In 2008, the government banned foreign language broadcasts on Azerbaijani television and radio channels, except for a daily newscast in Russian. This measure faced strong opposition from the media and public. Dissenters argued that Azerbaijan still has a large Russian-speaking community, pointing to the success of some Russian-language television shows. Ultimately an exception was made for certain Russian broadcast, but Azeri subtitles were made required.

Despite the significantly strengthened position of the Azerbaijani language in the post-Soviet era, several Russian language newspapers continue to be published in Baku. The Association of Russian Writers is still operating in the country.

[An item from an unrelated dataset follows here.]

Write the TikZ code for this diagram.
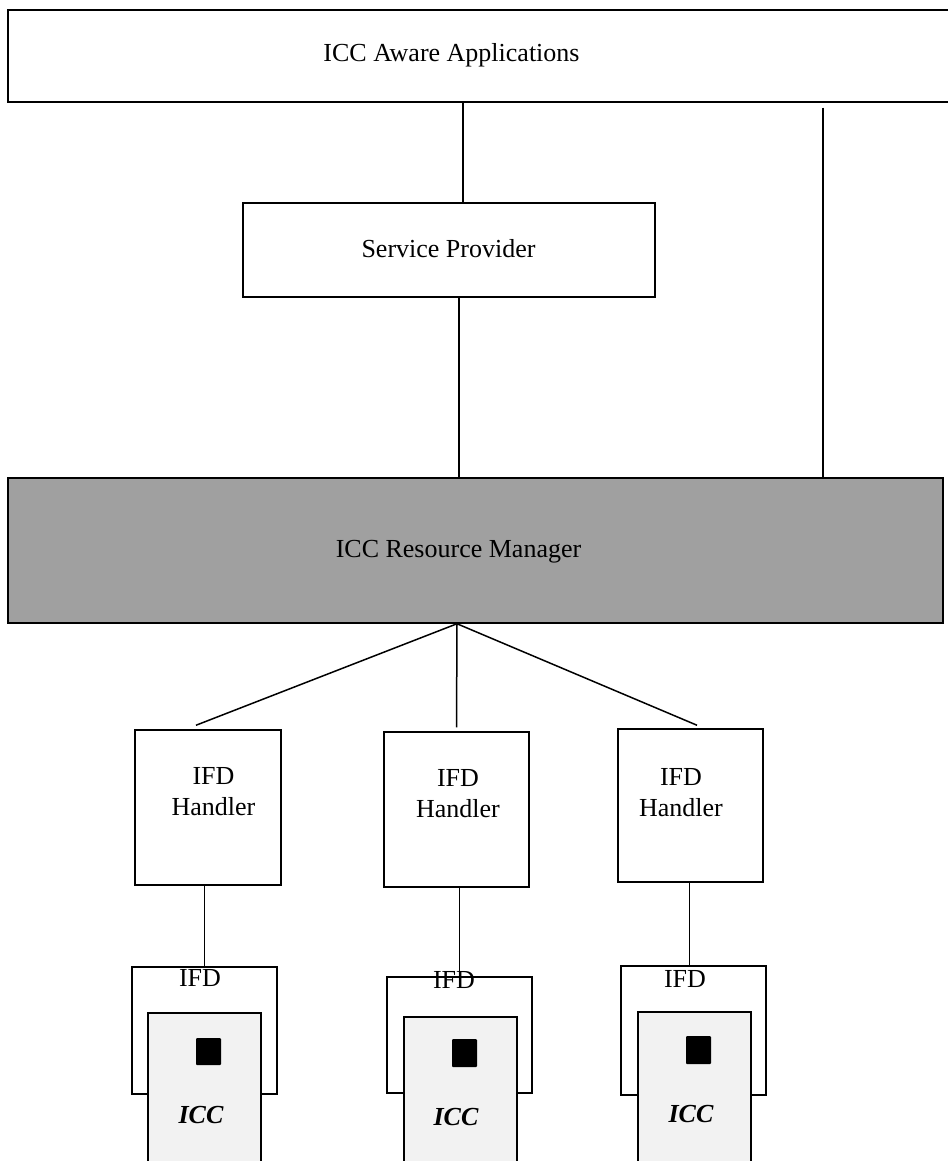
\documentclass[tikz,border=0pt]{standalone}
\usepackage{fontspec}
\setmainfont{Liberation Serif}
\definecolor{rmgray}{HTML}{A0A0A0}
\definecolor{cardgray}{HTML}{F2F2F2}
\tikzset{
  blk/.style={draw,line width=1.5pt,inner sep=0pt},
  txt/.style={font=\fontsize{26}{31}\selectfont,inner sep=0pt,anchor=base},
  wire/.style={line width=1.5pt},
}
\begin{document}
\begin{tikzpicture}[x=1pt,y=-1pt]
        \useasboundingbox (0,0) rectangle (947,1161);
        \node[blk,minimum width=944pt,minimum height=92pt] (apps) at (480,56) {};
        \node[txt] (appstxt) at (451.5,62) {ICC Aware Applications};
        \node[blk,minimum width=412pt,minimum height=94pt] (sp) at (449,250) {};
        \node[txt] (sptxt) at (448.5,257) {Service Provider};
        \node[blk,fill=rmgray,minimum width=935pt,minimum height=145pt] (rm) at (475.5,550.5) {};
        \node[txt] (rmtxt) at (458.5,557) {ICC Resource Manager};
        % handlers
        \node[blk,minimum width=146pt,minimum height=155pt] (h1) at (208,807.5) {};
        \node[blk,minimum width=145pt,minimum height=155pt] (h2) at (456.5,809.5) {};
        \node[blk,minimum width=145pt,minimum height=153pt] (h3) at (690.5,805.5) {};
        \node[txt,anchor=north,align=center] (h1txt) at (213.5,767) {IFD\\Handler};
        \node[txt,anchor=north,align=center] (h2txt) at (458,769) {IFD\\Handler};
        \node[txt,anchor=north,align=center] (h3txt) at (681,768) {IFD\\Handler};
        % readers and cards
        \node[blk,minimum width=145pt,minimum height=127pt] (ifd1) at (204.5,1030.5) {};
        \node[blk,minimum width=145pt,minimum height=116pt] (ifd2) at (459.5,1035) {};
        \node[blk,minimum width=145pt,minimum height=129pt] (ifd3) at (693.5,1030.5) {};
        \node[txt] (ifd1txt) at (200,986) {IFD};
        \node[txt] (ifd2txt) at (454,988) {IFD};
        \node[txt] (ifd3txt) at (685,987) {IFD};
        \node[blk,fill=cardgray,minimum width=113pt,minimum height=162pt] (card1) at (204.5,1094) {};
        \node[blk,fill=cardgray,minimum width=113pt,minimum height=158pt] (card2) at (460.5,1096) {};
        \node[blk,fill=cardgray,minimum width=113pt,minimum height=163pt] (card3) at (694.5,1093.5) {};
        \node[fill=black,rounded corners=1pt,minimum width=25pt,minimum height=27pt,inner sep=0pt] (chip1) at (208.5,1051.5) {};
        \node[fill=black,rounded corners=1pt,minimum width=25pt,minimum height=28pt,inner sep=0pt] (chip2) at (464.5,1053) {};
        \node[fill=black,rounded corners=1pt,minimum width=25pt,minimum height=28pt,inner sep=0pt] (chip3) at (698.5,1050) {};
        \node[txt,font=\fontsize{26}{31}\selectfont\bfseries\itshape] (icc1) at (201,1123) {ICC};
        \node[txt,font=\fontsize{26}{31}\selectfont\bfseries\itshape] (icc2) at (456,1125) {ICC};
        \node[txt,font=\fontsize{26}{31}\selectfont\bfseries\itshape] (icc3) at (691,1122) {ICC};
        % connections
        \draw[wire] ([xshift=14pt]sp.north) -- ([xshift=14pt]sp.north |- apps.south);
        \draw[wire] ([xshift=10pt]sp.south) -- ([xshift=10pt]sp.south |- rm.north);
        \draw[wire] ([shift={(343pt,-5pt)}]apps.south) -- ([xshift=343pt]apps.south |- rm.north);
        \coordinate (hub) at ([xshift=-18.5pt]rm.south);
        \draw[wire] (hub) -- ([shift={(-12pt,4pt)}]h1.north);
        \draw[wire] (hub) -- ([yshift=4pt]h2.north);
        \draw[wire] (hub) -- ([shift={(6.5pt,3pt)}]h3.north);
        \draw[wire] (h1.south -| ifd1.north) -- (ifd1.north);
        \draw[wire] (h2.south -| ifd2.north) -- (ifd2.north);
        \draw[wire] ([xshift=-4pt]h3.south -| ifd3.north) -- ([xshift=-4pt]ifd3.north);
      \end{tikzpicture}
\end{document}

== Features of Russian in Azerbaijan ==

The Russian vernacular spoken in Azerbaijan (the Azerbaijani dialect) differs from standard Russian due to the influence of the Azeri spoken throughout the country. At the phonetic level, this influence can be seen specifically in the initial lengthening of vowels, a sharp rise in intonation at the end of a question, and the use of the voiced palato-alveolar affricate. On the lexical level, a number of predominantly slang terms of both Azeri and Russian origin are gradually penetrating into print media.

== Education ==
There are more than 300 schools across the country, including 18 local high schools and 38 secondary specialized schools that provide instruction in Russian.

On 13 June 2000, Baku Slavic University was founded in Baku, Azerbaijan on the basis of the Akhundov Pedagogical Institute of Russian Language and Literature.

On November 24, 2009, Azerbaijan became the first ex-Soviet country to open the Russian Book House store. The opening ceremony was attended by the head of the Presidential Administration of Russia Sergei Naryshkin.